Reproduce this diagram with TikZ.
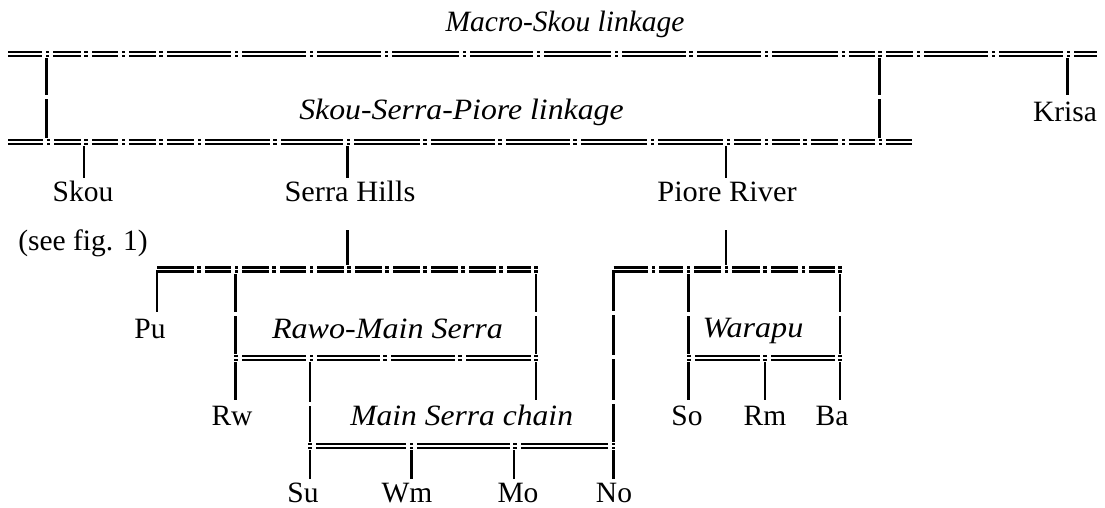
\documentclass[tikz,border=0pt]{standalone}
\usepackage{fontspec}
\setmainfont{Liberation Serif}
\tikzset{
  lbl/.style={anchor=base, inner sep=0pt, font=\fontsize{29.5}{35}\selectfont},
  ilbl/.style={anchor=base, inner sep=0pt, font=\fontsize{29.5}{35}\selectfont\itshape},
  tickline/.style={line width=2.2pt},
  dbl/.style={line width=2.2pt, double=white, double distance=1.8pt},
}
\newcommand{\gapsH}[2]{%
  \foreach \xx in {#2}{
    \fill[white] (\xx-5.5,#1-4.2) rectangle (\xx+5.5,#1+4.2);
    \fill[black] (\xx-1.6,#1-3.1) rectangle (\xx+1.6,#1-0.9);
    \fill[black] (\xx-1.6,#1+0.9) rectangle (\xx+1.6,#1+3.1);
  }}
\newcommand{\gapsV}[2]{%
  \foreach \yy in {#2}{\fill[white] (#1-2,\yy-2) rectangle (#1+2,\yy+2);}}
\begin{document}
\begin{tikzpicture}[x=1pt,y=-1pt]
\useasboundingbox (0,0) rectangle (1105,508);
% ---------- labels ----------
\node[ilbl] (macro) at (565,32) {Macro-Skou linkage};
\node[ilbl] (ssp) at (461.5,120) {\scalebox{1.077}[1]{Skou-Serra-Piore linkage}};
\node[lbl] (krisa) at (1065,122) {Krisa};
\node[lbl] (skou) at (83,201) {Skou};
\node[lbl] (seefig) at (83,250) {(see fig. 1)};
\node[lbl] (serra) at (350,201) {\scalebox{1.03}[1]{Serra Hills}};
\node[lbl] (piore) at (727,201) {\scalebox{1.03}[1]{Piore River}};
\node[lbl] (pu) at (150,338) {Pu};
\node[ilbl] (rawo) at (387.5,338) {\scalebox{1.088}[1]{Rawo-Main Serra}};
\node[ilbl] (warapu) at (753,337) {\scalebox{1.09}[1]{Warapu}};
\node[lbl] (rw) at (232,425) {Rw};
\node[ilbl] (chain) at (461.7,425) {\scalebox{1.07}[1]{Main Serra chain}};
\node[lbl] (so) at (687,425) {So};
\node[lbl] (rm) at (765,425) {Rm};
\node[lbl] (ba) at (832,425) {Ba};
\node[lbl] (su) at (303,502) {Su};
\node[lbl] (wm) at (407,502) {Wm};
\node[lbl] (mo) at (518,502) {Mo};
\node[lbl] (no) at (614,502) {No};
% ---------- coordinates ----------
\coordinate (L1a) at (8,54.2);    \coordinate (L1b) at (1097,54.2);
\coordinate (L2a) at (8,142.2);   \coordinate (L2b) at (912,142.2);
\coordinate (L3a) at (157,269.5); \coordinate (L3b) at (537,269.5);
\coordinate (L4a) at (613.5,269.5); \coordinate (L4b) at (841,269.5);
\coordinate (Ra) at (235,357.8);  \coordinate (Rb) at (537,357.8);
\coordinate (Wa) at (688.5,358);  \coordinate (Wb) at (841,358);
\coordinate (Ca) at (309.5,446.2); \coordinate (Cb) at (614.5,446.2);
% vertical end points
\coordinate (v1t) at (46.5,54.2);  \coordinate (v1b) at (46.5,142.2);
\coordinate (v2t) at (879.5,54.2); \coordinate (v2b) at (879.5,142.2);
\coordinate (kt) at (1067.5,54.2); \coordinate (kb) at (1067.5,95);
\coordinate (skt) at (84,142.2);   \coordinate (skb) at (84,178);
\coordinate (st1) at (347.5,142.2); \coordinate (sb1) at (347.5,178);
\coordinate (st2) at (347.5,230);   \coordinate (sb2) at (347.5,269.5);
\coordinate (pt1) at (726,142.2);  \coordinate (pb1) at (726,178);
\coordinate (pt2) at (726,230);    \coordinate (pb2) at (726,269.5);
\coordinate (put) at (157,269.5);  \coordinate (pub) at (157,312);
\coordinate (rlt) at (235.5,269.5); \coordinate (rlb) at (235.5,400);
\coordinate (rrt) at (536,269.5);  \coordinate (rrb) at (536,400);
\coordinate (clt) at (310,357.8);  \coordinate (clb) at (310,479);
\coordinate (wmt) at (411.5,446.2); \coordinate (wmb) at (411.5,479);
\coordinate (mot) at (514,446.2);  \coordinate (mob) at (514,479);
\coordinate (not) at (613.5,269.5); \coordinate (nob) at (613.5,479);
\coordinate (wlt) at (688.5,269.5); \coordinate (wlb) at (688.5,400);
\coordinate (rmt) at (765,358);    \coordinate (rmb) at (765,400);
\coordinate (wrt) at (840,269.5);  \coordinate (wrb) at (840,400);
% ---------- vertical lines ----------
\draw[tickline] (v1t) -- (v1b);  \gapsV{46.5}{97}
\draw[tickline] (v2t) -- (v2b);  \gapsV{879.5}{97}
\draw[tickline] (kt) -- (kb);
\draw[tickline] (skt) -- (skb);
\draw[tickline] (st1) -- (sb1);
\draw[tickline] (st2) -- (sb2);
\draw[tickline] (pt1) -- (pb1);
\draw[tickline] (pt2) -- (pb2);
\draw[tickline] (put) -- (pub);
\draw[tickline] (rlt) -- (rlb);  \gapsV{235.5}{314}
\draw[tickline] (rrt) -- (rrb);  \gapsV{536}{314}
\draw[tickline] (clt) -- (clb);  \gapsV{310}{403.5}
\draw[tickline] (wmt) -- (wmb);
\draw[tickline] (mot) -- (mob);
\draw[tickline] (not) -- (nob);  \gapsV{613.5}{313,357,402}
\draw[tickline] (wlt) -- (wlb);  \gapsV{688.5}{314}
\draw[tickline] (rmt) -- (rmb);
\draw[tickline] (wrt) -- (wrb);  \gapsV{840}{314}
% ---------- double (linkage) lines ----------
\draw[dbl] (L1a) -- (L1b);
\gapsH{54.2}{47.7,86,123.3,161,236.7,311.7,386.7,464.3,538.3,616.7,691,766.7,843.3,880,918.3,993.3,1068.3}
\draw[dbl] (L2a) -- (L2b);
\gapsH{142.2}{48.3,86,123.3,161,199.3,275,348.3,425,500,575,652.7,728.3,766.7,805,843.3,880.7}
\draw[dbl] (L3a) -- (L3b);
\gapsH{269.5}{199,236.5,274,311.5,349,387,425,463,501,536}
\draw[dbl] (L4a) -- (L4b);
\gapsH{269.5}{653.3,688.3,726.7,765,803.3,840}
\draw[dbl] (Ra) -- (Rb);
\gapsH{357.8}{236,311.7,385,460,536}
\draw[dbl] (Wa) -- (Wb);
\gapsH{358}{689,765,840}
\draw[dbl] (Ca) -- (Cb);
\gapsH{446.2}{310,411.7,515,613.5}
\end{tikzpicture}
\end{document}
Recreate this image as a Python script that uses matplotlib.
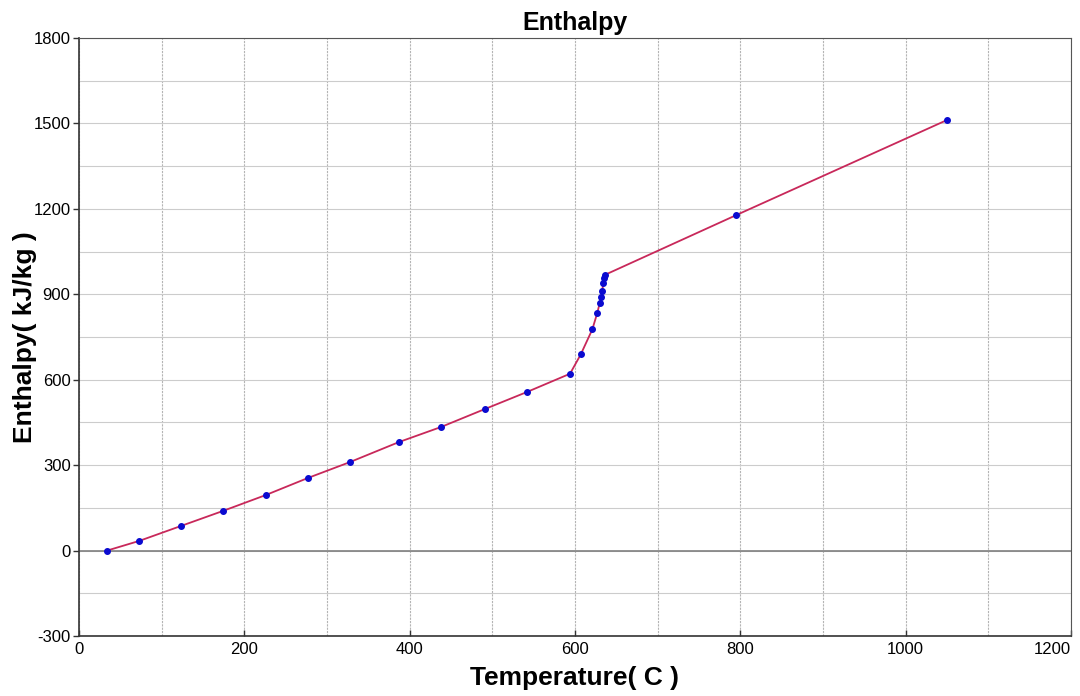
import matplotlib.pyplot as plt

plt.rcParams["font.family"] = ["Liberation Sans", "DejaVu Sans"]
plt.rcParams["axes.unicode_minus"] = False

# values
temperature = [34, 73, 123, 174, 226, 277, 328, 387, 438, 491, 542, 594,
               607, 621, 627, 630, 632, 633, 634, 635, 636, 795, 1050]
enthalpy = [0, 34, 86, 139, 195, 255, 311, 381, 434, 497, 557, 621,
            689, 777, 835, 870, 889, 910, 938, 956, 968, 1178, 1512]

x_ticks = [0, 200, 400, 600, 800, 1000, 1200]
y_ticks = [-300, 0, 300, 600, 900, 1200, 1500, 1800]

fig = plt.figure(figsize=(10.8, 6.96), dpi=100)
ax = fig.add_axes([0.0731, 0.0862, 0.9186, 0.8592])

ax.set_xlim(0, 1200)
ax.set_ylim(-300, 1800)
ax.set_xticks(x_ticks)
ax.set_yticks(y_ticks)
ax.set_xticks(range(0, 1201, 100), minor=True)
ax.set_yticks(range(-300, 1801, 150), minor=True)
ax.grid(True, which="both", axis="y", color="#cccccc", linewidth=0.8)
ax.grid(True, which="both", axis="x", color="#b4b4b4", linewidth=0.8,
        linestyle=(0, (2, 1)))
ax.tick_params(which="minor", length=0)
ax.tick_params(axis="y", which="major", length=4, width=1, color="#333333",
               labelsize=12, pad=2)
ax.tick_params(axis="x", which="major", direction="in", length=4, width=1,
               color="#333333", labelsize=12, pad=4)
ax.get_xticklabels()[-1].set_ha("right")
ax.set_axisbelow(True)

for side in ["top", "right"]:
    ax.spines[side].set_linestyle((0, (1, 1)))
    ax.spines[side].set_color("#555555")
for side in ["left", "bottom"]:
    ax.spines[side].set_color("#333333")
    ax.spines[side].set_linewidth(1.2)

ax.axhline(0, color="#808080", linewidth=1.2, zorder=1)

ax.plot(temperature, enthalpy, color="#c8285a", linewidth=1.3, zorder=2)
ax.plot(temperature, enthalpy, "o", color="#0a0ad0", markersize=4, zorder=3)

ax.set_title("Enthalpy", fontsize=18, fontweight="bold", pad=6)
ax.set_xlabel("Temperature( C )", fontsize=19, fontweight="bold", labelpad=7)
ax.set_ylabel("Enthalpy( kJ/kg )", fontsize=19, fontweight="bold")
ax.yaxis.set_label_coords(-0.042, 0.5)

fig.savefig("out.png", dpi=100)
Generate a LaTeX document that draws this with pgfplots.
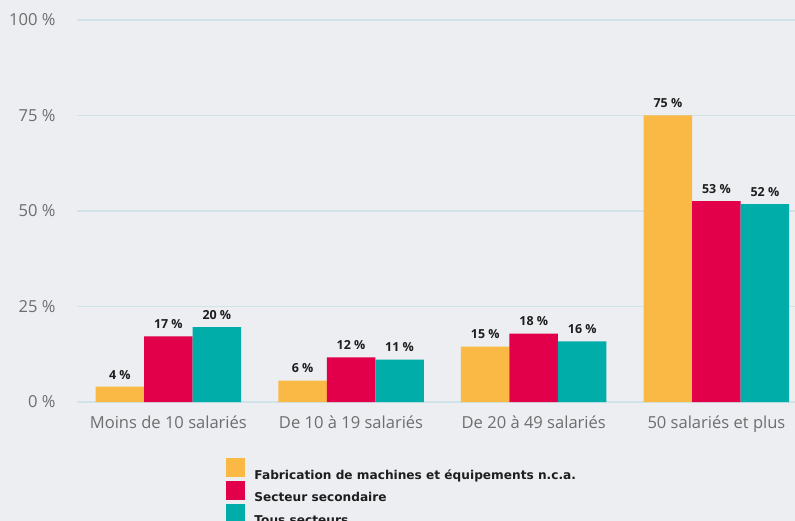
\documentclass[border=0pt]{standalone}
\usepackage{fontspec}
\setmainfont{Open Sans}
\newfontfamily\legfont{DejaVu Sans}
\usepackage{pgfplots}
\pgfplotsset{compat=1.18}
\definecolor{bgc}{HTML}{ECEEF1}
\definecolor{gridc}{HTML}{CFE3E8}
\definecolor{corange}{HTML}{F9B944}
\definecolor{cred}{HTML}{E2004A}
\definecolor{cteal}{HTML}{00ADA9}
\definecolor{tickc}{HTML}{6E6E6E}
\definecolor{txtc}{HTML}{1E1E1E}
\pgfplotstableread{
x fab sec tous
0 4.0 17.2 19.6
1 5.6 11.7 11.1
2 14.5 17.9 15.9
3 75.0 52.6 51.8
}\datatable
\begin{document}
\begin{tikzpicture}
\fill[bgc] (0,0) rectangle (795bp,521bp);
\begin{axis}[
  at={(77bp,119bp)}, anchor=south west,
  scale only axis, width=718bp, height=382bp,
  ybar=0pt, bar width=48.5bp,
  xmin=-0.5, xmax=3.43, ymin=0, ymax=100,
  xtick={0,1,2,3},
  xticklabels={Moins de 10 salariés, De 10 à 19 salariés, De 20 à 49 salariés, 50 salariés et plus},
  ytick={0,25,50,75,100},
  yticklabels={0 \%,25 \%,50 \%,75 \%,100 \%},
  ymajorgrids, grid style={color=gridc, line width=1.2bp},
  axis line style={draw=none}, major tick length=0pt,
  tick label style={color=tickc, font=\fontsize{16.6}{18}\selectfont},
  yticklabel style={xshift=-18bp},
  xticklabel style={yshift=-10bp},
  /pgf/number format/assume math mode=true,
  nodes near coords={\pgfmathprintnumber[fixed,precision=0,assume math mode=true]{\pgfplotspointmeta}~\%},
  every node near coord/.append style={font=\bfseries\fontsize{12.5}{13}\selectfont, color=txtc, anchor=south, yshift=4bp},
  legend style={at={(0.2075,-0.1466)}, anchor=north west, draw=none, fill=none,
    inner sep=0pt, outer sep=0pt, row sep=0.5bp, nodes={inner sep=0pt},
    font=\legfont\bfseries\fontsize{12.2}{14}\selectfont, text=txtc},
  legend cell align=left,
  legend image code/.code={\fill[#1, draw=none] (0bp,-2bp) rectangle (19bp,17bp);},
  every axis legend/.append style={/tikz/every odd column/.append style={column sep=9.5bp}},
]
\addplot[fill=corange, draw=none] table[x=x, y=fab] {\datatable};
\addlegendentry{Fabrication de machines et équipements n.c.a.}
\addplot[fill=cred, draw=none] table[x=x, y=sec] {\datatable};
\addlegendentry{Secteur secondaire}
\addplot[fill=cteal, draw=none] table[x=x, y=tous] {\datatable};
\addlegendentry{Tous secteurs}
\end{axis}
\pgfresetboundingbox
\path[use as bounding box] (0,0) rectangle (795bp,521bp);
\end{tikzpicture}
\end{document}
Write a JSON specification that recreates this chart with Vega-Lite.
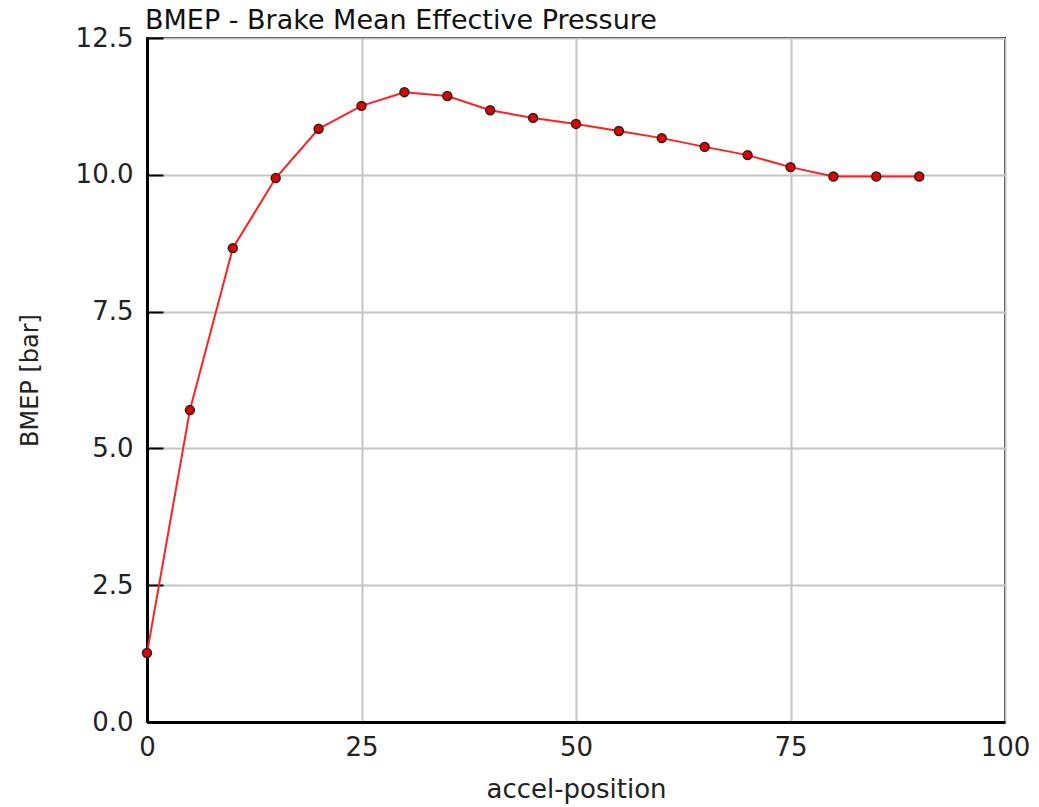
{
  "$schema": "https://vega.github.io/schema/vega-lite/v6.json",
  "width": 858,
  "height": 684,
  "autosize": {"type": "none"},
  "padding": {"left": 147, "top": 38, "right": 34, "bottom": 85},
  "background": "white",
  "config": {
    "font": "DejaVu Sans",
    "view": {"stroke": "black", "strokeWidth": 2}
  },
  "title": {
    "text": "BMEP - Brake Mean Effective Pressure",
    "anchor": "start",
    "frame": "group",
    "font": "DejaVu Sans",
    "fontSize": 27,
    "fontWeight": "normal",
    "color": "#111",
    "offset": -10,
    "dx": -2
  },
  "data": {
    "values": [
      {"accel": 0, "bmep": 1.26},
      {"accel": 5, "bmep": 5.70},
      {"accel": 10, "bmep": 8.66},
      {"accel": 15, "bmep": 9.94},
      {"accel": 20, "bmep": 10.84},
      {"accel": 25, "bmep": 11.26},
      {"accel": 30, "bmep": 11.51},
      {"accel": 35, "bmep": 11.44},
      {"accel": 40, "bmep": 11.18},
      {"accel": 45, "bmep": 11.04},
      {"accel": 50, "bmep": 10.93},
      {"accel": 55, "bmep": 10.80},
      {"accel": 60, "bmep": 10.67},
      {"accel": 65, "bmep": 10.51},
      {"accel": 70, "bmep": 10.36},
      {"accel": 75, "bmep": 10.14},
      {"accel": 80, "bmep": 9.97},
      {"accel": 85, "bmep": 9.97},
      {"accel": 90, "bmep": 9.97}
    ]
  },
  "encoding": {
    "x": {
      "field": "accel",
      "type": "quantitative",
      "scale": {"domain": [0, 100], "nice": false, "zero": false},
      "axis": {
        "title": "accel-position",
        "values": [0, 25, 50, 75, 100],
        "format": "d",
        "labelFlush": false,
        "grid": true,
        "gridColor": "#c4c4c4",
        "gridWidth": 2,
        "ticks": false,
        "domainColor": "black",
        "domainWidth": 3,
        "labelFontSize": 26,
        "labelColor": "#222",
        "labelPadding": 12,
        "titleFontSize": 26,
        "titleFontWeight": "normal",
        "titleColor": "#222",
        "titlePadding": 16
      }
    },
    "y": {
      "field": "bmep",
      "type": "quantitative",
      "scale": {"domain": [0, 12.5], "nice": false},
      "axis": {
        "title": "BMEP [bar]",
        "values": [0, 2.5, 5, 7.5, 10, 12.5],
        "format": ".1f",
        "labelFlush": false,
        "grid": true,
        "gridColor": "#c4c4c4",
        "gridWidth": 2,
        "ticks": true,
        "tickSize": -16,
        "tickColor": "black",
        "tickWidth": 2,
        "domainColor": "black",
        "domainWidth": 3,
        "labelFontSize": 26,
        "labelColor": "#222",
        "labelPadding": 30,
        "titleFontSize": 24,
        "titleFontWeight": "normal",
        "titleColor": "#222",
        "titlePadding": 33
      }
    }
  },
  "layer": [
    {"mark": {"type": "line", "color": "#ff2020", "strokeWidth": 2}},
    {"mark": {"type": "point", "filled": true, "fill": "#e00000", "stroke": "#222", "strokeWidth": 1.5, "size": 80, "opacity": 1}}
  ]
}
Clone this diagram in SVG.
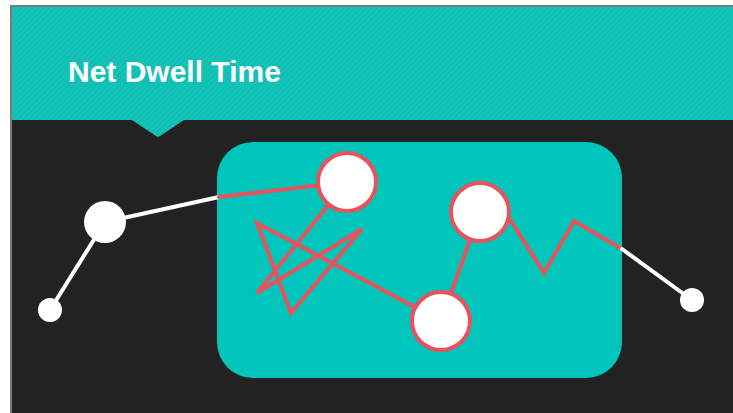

◆ Task to complete:
State the count of lines in the data holding the word "matplotlib", adding nothing to it.

◆ Exercise answer:
2